» **WORK INSTRUCTIONS**
Only the number is needed: how many lines of the records include "this"?

* begin INFORMATION SUPPLIED *

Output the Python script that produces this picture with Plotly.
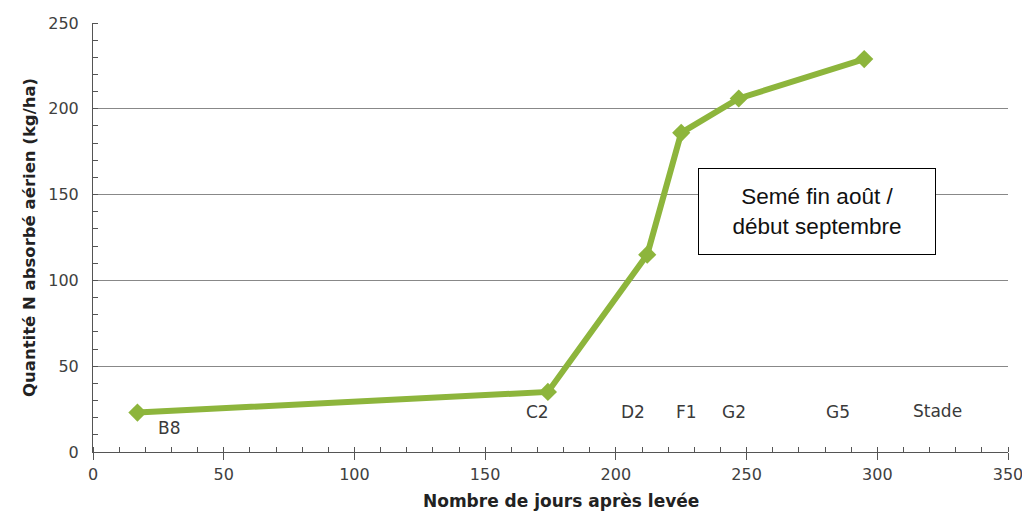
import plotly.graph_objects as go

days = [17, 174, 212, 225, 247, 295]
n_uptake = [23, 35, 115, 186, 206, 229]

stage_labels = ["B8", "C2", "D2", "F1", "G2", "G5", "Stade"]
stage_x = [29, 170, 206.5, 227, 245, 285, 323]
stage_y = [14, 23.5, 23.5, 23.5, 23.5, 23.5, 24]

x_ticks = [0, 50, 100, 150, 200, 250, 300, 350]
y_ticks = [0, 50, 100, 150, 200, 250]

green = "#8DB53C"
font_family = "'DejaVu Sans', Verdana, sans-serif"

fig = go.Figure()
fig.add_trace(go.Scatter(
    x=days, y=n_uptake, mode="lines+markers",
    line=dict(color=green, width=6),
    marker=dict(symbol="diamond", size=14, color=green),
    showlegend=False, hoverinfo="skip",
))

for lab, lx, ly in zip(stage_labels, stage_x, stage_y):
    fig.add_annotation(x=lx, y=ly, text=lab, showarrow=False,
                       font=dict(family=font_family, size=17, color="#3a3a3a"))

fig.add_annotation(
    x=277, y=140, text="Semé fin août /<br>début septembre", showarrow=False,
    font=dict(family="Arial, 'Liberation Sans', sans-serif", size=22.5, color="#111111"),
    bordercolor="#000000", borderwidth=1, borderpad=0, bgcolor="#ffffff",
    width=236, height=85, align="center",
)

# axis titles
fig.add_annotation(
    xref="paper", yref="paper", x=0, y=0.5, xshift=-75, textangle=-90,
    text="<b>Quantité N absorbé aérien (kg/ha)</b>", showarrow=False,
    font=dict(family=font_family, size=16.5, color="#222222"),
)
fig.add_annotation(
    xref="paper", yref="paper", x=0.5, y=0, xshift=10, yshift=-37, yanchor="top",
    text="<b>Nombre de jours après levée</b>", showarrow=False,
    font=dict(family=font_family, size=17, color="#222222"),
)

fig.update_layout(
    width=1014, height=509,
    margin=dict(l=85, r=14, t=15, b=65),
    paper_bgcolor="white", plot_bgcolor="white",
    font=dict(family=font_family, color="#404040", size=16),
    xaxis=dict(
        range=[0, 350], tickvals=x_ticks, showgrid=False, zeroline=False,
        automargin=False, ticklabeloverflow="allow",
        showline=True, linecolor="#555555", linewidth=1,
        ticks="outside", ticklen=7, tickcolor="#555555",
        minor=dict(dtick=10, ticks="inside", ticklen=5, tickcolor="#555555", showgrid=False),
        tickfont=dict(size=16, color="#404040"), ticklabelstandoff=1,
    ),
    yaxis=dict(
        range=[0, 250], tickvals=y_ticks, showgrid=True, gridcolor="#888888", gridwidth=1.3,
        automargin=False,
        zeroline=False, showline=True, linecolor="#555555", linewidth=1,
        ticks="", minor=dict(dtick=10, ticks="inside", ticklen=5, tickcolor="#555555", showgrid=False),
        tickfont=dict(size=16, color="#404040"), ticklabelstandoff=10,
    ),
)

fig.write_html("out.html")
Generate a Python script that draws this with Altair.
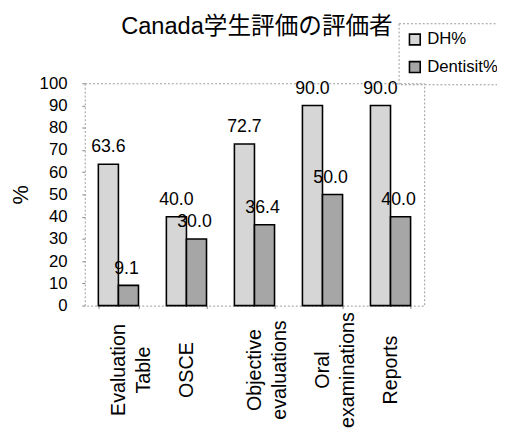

* end INFORMATION SUPPLIED *

» **EXERCISE RESPONSE**
2